# Opinions on IB roof Systems?



## 232323 (Mar 31, 2008)

After decades of shingling, Im looking into the installation of flat/low slope roof membranes as another business option. Based on very limited experience with IB, I liked working with the product and it seemed very user friendly. For me, the product would be used on a small scale on residential/small commericial jobs and in conjuction with a shingle jobs. Any opinions out there from other contactors...pro and con...about IB or flat roof membranes in gereral?


----------



## jmiller (May 14, 2010)

Con: Requires expensive seam welding equipment.

If you're starting in residential, look into a self adhered granulated membrane. No special tools and very little training needed.


----------



## RooferJim (Mar 6, 2006)

I like IB because its not a comodity roof like many others. you sell your custumers on there lifetime residential warranty. The welding tools will pay for themselves over time.


----------



## Grumpy (Oct 8, 2003)

The welding equipment is not that costly. A couple of leister hand helds at $350 a pop. A generator is even optional since you can sometimes plug them into the building's power without blowing circuits. The robotic seam welders are way overkill for residential. Take more time to get it on and off the roof than it's worth on a 1,200 square foot roof. Then again if you are doing a commercial roof, they really really speed things up, but again aren't a must. We do a good ammount of TPO and other PVC. 

Everything I have heard about IB is nothing but greatness. The only reason I do not use them is logistics. In my area they do not roof load, like all my other suppliers. With IB you buy direct.


----------



## OldNBroken (Feb 8, 2008)

Grumps, where the hell are you getting hand welders for $350? I'm calling you when I need more. Just an FYI, you can't get a system warranty with IB if you hand weld it.


----------



## Grumpy (Oct 8, 2003)

Renegade, Ebay. Infact I paid $225 for my personal leister with tip but no case including shipping about a year ago. I just called a local supplier for the Type S $394.25 new with case. Not that much off from my original statement of $350.

I did not know this about IB and that is ridiculious. You have to use a robot at your corners and penetrations too? Of coarse not, but what's the difference? Frick, seriously it'd take me longer to get the robot on the roof and out of the box than it'd take to weld the seam on a typical chicago flat roof.
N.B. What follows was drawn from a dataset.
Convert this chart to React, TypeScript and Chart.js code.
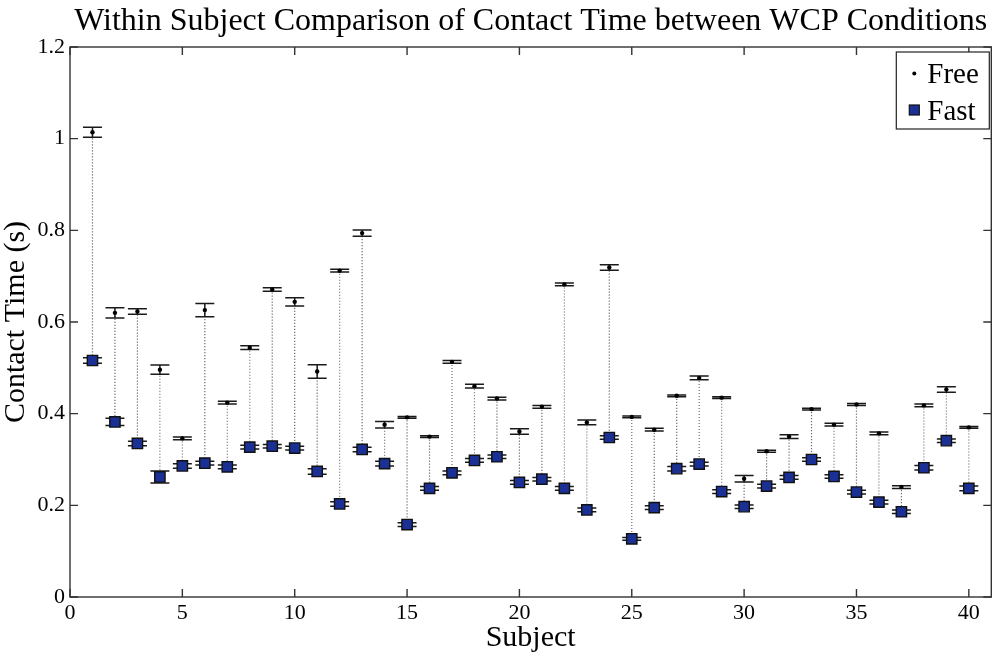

For us that'd be 3 seams 60' long and 1 seam 22'. Hardly warrants the use of a dog at all for 200' of seam. <grumble grumble>


----------



## johnk (Apr 23, 2007)

90% of the time when we find a fault seam checking,it was a robot flaw.They definitely are not perfect.Not at all putting them down, as who wants to handweld 100's of sq's?:no:


----------



## OldNBroken (Feb 8, 2008)

Wow, you are correct Grumps. Been a while since I've had to buy one.


----------



## RooferJim (Mar 6, 2006)

anything over 10' they want done with the robot. of course ends of seams and flashing has to be hand welded.

RooferJim
www.jbennetteroofing.com


----------



## Luv2Roof (Sep 27, 2010)

Making sure your robot welder is set correctly (speed and temp.) will eliminate almost all of your seam quality issues. But you HAVE to take destructive seam tests to make sure everything is as it appears. My guys will get lazy and stop taking seam tests or better yet, they will wait till they are done welding for the day and then take the cuts so they can show that they did the tests! Thats when we start to have seam weld issues with the welder.

By far my biggest problem with the robot welders are the starts and stops. Depending how the membrane is laid out and how its welded, sometimes there is a 4"-8" void left where you start or stop the machine. This gap then needs to be hand-welded shut. Missing/forgetting about these voids has caused a few problems over the years.
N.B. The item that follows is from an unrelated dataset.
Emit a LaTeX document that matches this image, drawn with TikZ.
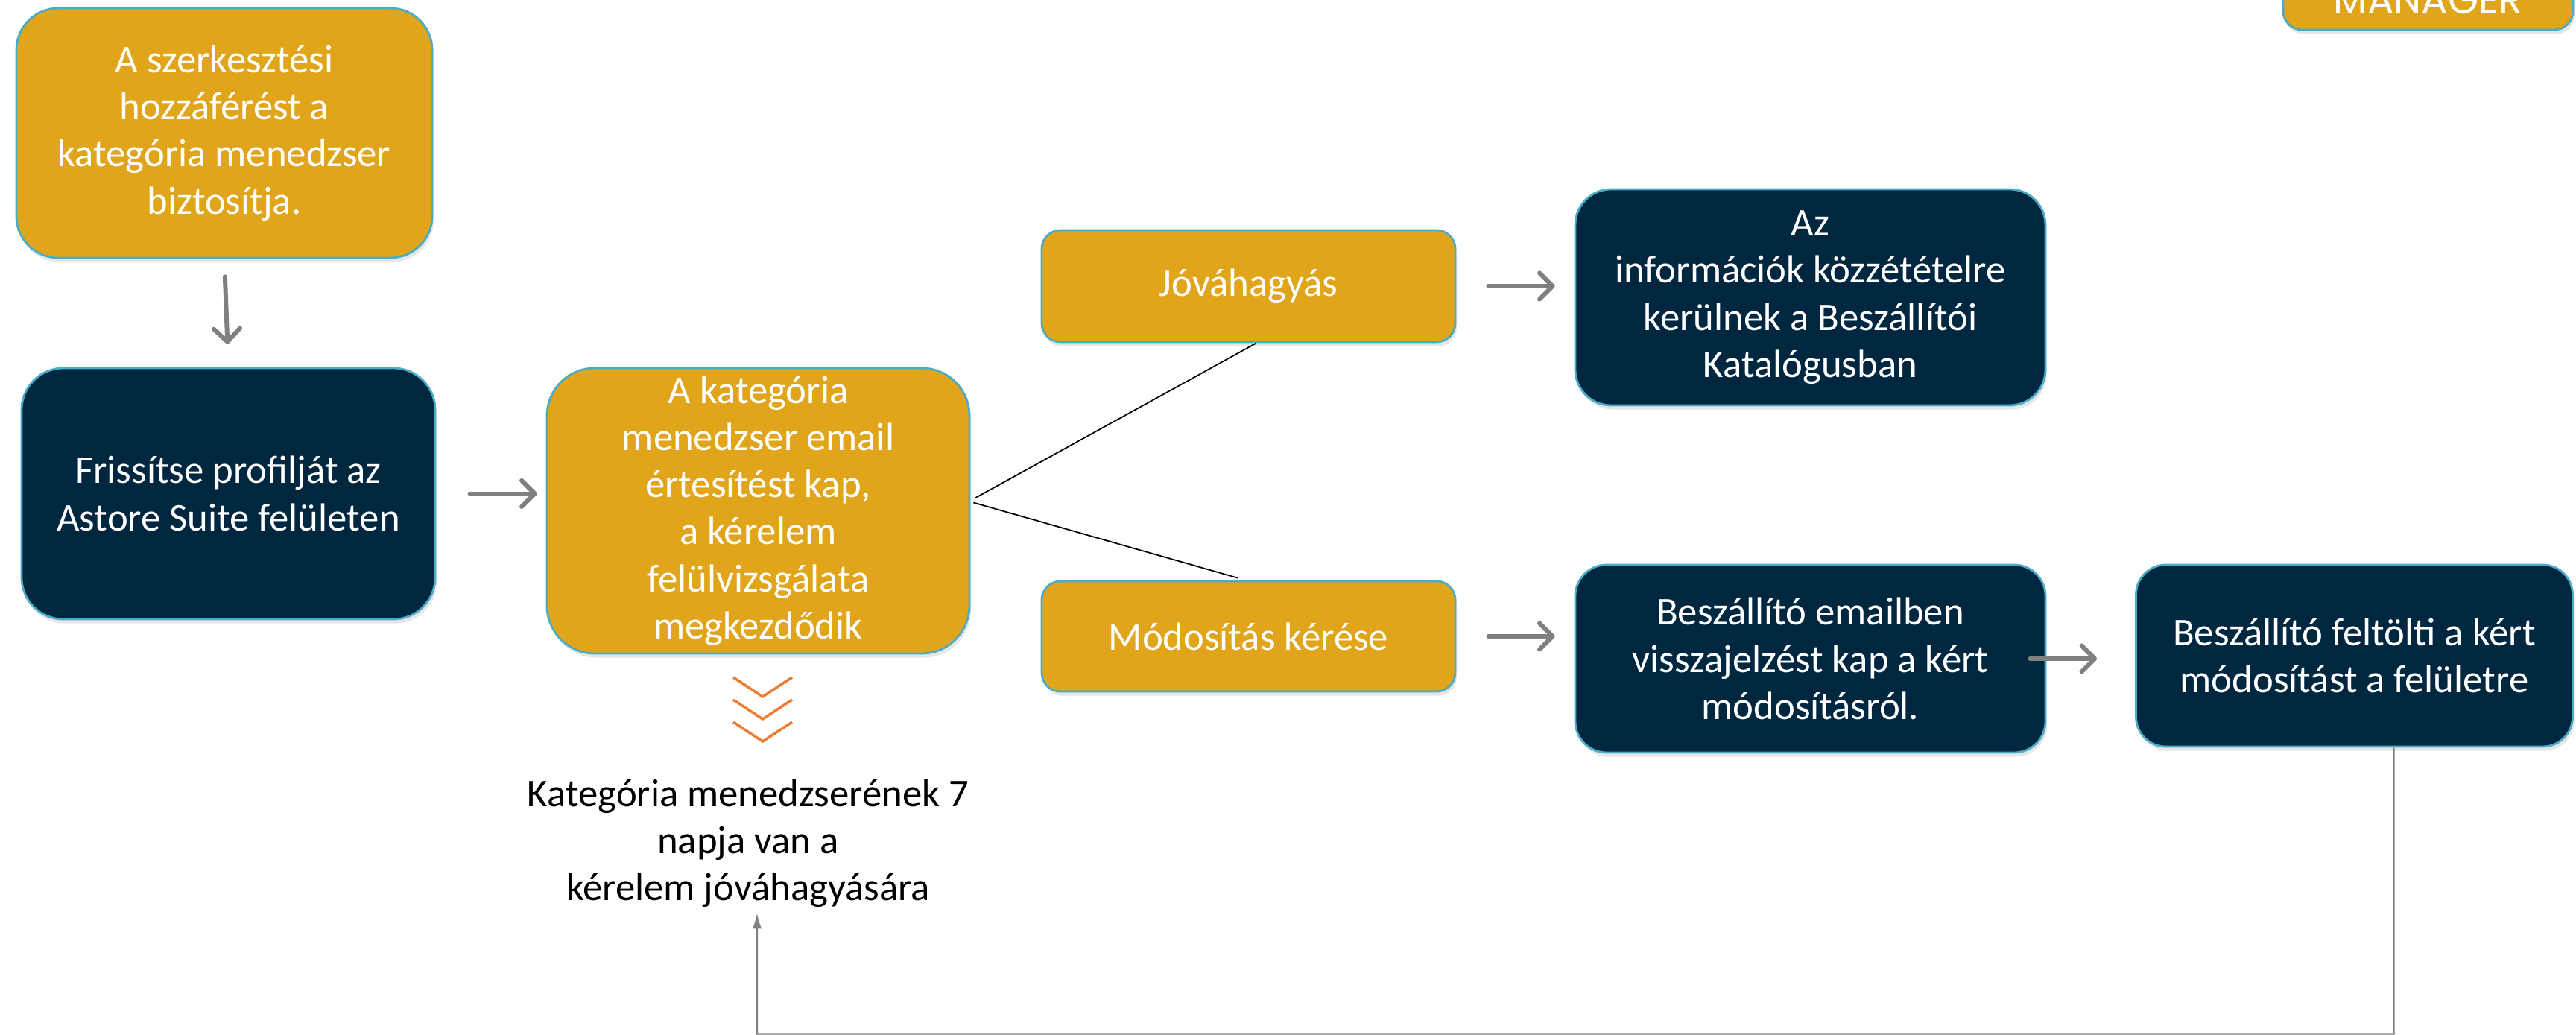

Regarding IB roof systems (I am not approved by them although they have asked that we be a approved contractor), they seem to be OK and not have any problems that I am aware of. I dont believe they make their own sheet (they buy it from another manufacturer and stamp their name on it) and I have always personally had a problem with membrane suppliers who are not willing to invest enough into things to make their own membrane.
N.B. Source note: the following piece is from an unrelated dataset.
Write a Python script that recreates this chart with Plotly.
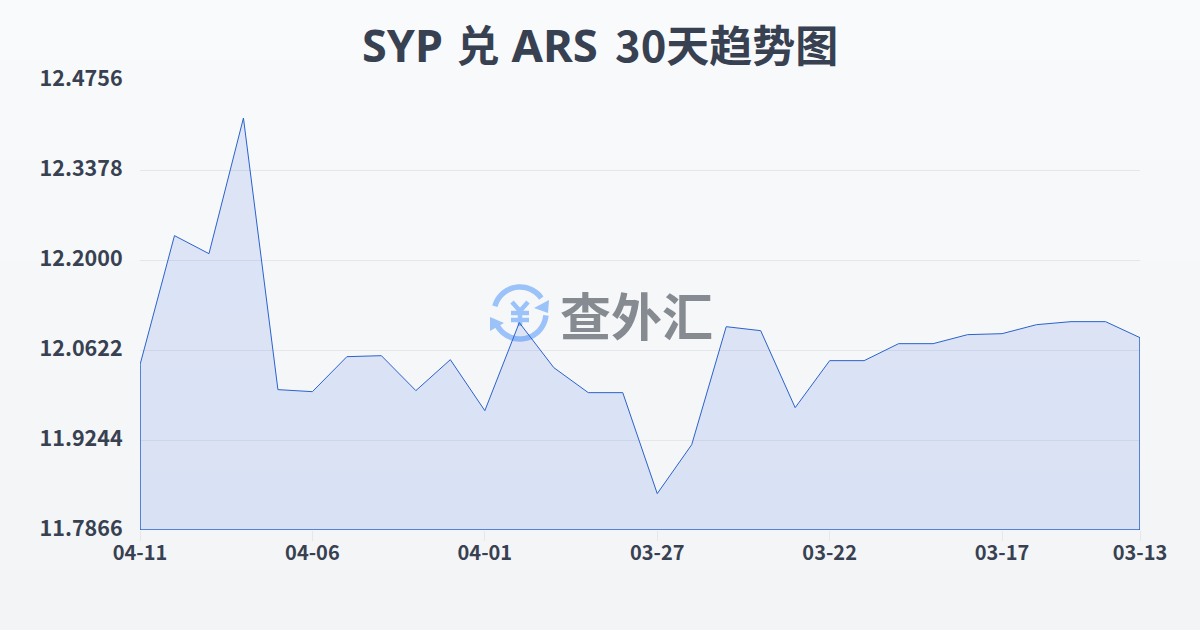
import math
import plotly.graph_objects as go

dates = ["04-11","04-10","04-09","04-08","04-07","04-06","04-05","04-04","04-03","04-02",
         "04-01","03-31","03-30","03-29","03-28","03-27","03-26","03-25","03-24","03-23",
         "03-22","03-21","03-20","03-19","03-18","03-17","03-16","03-15","03-14","03-13"]
rates = [12.0395,12.2373,12.2097,12.4174,12.0015,11.9984,12.0520,12.0535,12.0000,12.0474,
         11.9693,12.1041,12.0352,11.9969,11.9969,11.8423,11.9173,12.0979,12.0918,11.9739,
         12.0459,12.0459,12.0719,12.0719,12.0857,12.0872,12.1010,12.1056,12.1056,12.0811]
y_ticks = [11.7866,11.9244,12.0622,12.2000,12.3378,12.4756]
y_labels = ["11.7866","11.9244","12.0622","12.2000","12.3378","12.4756"]
x_ticks = ["04-11","04-06","04-01","03-27","03-22","03-17","03-13"]
title_parts = [("SYP", "Noto Sans", 45), (" ", "Noto Sans", 52), ("兑", "Noto Sans CJK SC", 43), (" ", "Noto Sans", 46),
               ("ARS", "Noto Sans", 45.5), (" ", "Noto Sans", 66),
               ("30", "Noto Sans CJK SC", 43.5), ("天趋势图", "Noto Sans CJK SC", 43)]
base = y_ticks[0]

FONT = "Noto Sans CJK SC, Noto Sans, sans-serif"
INK = "#374151"
LINE = "#2a62cc"

fig = go.Figure()
fig.add_trace(go.Scatter(x=dates, y=rates, mode="lines", line=dict(color=LINE, width=1),
                         fill="tozeroy", fillcolor="rgba(64,112,227,0.15)", hoverinfo="skip"))
fig.add_trace(go.Scatter(x=[dates[0],dates[0],dates[-1],dates[-1]],
                         y=[rates[0],base,base,rates[-1]], mode="lines",
                         line=dict(color=LINE, width=1.5), cliponaxis=False, hoverinfo="skip"))
# carries the tick labels, which sit 2px above their gridlines in the reference
fig.add_trace(go.Scatter(x=[dates[0]], y=[base], yaxis="y2", mode="none", hoverinfo="skip"))

TOP = 70
H = 530 - TOP
def px(x): return (x-140)/1000
def py(y): return (530-y)/H
def path(points, close=False):
    s = "M " + " L ".join(f"{px(a):.5f},{py(b):.5f}" for a,b in points)
    return s + (" Z" if close else "")

shapes = []
N = 63
for i in range(N):
    t = i/(N-1)
    c = (round(249+(243-249)*t), round(250+(244-250)*t), round(251+(246-251)*t))
    shapes.append(dict(type="rect", xref="paper", yref="paper", layer="below",
                       x0=-0.2, x1=1.2, y0=py((i+1)*10), y1=py(i*10),
                       fillcolor=f"rgb{c}", line_width=0))

cx, cy, r = 520, 313, 26
def arc(a0,a1,n=24):
    return [(cx+r*math.cos(math.radians(a0+(a1-a0)*k/n)), cy-r*math.sin(math.radians(a0+(a1-a0)*k/n))) for k in range(n+1)]
ICON = "#9cc2fa"
for a0,a1 in [(165,35),(-5,-150)]:
    shapes.append(dict(type="path", xref="paper", yref="paper", layer="below", path=path(arc(a0,a1)),
                       line=dict(color=ICON,width=5.5)))
shapes.append(dict(type="path", xref="paper", yref="paper", layer="below",
                   path=path([(549,300),(548,313),(534,308)],True), fillcolor=ICON, line_width=0))
shapes.append(dict(type="path", xref="paper", yref="paper", layer="below",
                   path=path([(490,317),(490,331),(504,323)],True), fillcolor=ICON, line_width=0))
for pts in [[(512,302),(520,311),(528,302)],[(520,311),(520,326)],[(511,313),(529,313)],[(511,320),(529,320)]]:
    shapes.append(dict(type="path", xref="paper", yref="paper", layer="below", path=path(pts),
                       line=dict(color=ICON,width=4.5)))

title_html = "<b>" + "".join(f'<span style="font-family:{f};font-size:{s}px">{t}</span>' for t,f,s in title_parts) + "</b>"
y_span = (y_ticks[-1]-y_ticks[0]) * H / 450

fig.update_layout(
    width=1200, height=630, margin=dict(l=140,r=60,t=TOP,b=100),
    paper_bgcolor="#f6f7f9", plot_bgcolor="rgba(0,0,0,0)", showlegend=False,
    font=dict(family=FONT, color=INK),
    shapes=shapes,
    annotations=[
        dict(text=title_html, x=0.46, y=py(36), xref="paper", yref="paper", showarrow=False,
             xanchor="center", yanchor="middle", font=dict(size=44, color=INK, family=FONT)),
        dict(text="<b>查外汇</b>", x=px(636), y=py(314), xref="paper", yref="paper", showarrow=False,
             xanchor="center", yanchor="middle", font=dict(size=51, color="#868a91", family="Noto Sans CJK SC")),
    ],
    xaxis=dict(type="category", categoryorder="array", categoryarray=dates, range=[0,len(dates)-1],
               tickmode="array", tickvals=x_ticks, ticktext=[f"<b>{t}</b>" for t in x_ticks],
               tickfont=dict(size=20, color=INK), ticks="outside", ticklen=10, tickcolor="#e5e7eb", tickwidth=1,
               ticklabelstandoff=-5, showgrid=False, zeroline=False, showline=False),
    yaxis=dict(domain=[0, 450/H], range=[y_ticks[0],y_ticks[-1]], tickmode="array", tickvals=y_ticks,
               showticklabels=False, ticks="",
               showgrid=True, gridcolor="#e5e7eb", gridwidth=1, zeroline=False, showline=False),
    yaxis2=dict(domain=[0, 1], side="left", anchor="x",
                range=[y_ticks[0]-0.003, y_ticks[0]-0.003+y_span], tickmode="array", tickvals=y_ticks,
                ticktext=[f"<b>{t}</b>" for t in y_labels], tickfont=dict(size=21.5, color=INK),
                ticks="outside", ticklen=12, tickcolor="rgba(0,0,0,0)",
                showgrid=False, zeroline=False, showline=False),
)
fig.write_html("out.html", config=dict(displayModeBar=False),
               post_script="document.body.style.margin='0';document.documentElement.style.overflow='hidden';")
If you are going to install residential jobs you will want to probably install IB or Duro Last as they will issue residential warranties. Many of the other single ply manufacturers dont warrant residential jobs.


----------



## RooferJim (Mar 6, 2006)

IB is made by CGT "canadian general tower" to there own proprietary specs im told. I also heard it was made in germany early on in there history. They have roofs that our over 30 years old. I find the membrane very similar to sarnafil to work with. They are family owned and good to work with.

RooferJim
www.jbennetteroofing.com


----------



## JWilliams (Nov 11, 2008)

can someone tell me since i have very little experience with single ply membranes and the very little i do have i was just being a laborer.. whats the difference between just a regular single ply and a fleece backed membrane?


----------



## Grumpy (Oct 8, 2003)

Fleece back is great if installing the membrane over an existing asphalt or tar based roof. The fleece acts as a seperator so now harboard or polyester mat is required. Also it can be installed fully adhered using hot asphalt, which is good for the winter months.


----------



## JWilliams (Nov 11, 2008)

That's what I figured. Thanks for the answer Grumpy.


----------



## drroof (Sep 28, 2010)

i have installed well over 2,000.000 sq feet of ib membrane in the past few years . that is just on residential projects . our company has installed many diffrent single plys it is our oppinion that ib is far better than the others due to pre form flashings and vents drains etc .also not every so called roofer with a ladder and a hammer can buy and install the product . i have found the ib warranties to be the best regardless of how its welded . also you get the best tech support than any other manufacturer .you can not go wrong with ib single ply membrane ...................


----------



## buildpinnacle (Sep 2, 2008)

Not just anyone can install a duro-last roof either.......Their requirements for certifying contractors is very similar to those of my college roomates for pulling fatties out of the bar.


----------



## coolflatroof (Jan 26, 2008)

I agree with the common opinion here - IB is the best. Not only it's a great product - you are also dealing with real people who care and will help you in needed. Once we started with IB, I haven't looked at any other single plies. 

As for self-adhered granular - good luck with that when it starts leaking 

One thing though - IB is very expensive, but you need to realize that you also get great marketing support, in terms of all kinds of samples and brochures, etc. Try to get those from dura-last or sarnafil. Also you don't have to buy insulation from IB, as is with sarnafil. Get it locally, get a crane (brandco crane costs me $25 and put your rolls on the roof with that crane.


----------



## jmiller (May 14, 2010)

coolflatroof said:


> As for self-adhered granular - good luck with that when it starts leaking


The material doesn't cause the leak, bad roofing practices do. Does a chimney leak because shingles and metal flashing are inferior materials? They, like SA rubber, seem to work well for me, but considering how many I've redone, not so well for others.

I realize you can't put it on a Burger King, but SA is going to look much better in a large cricket that's visible from the ground, or on top of a rounded french dormer if they aren't doing copper, or any number of other scenarios we come across in residential roofing. 

Had the OP not said he's looking for something to use in conjunction with shingle jobs I wouldn't have even mentioned it.


----------



## JWilliams (Nov 11, 2008)

i must agree with jmiller most of the problems ive seen with SA products is the installer not the product. a Self Adhered membrane should and could last the life of the shingle roof thats if it is installed CORRECTLY. :thumbup:


----------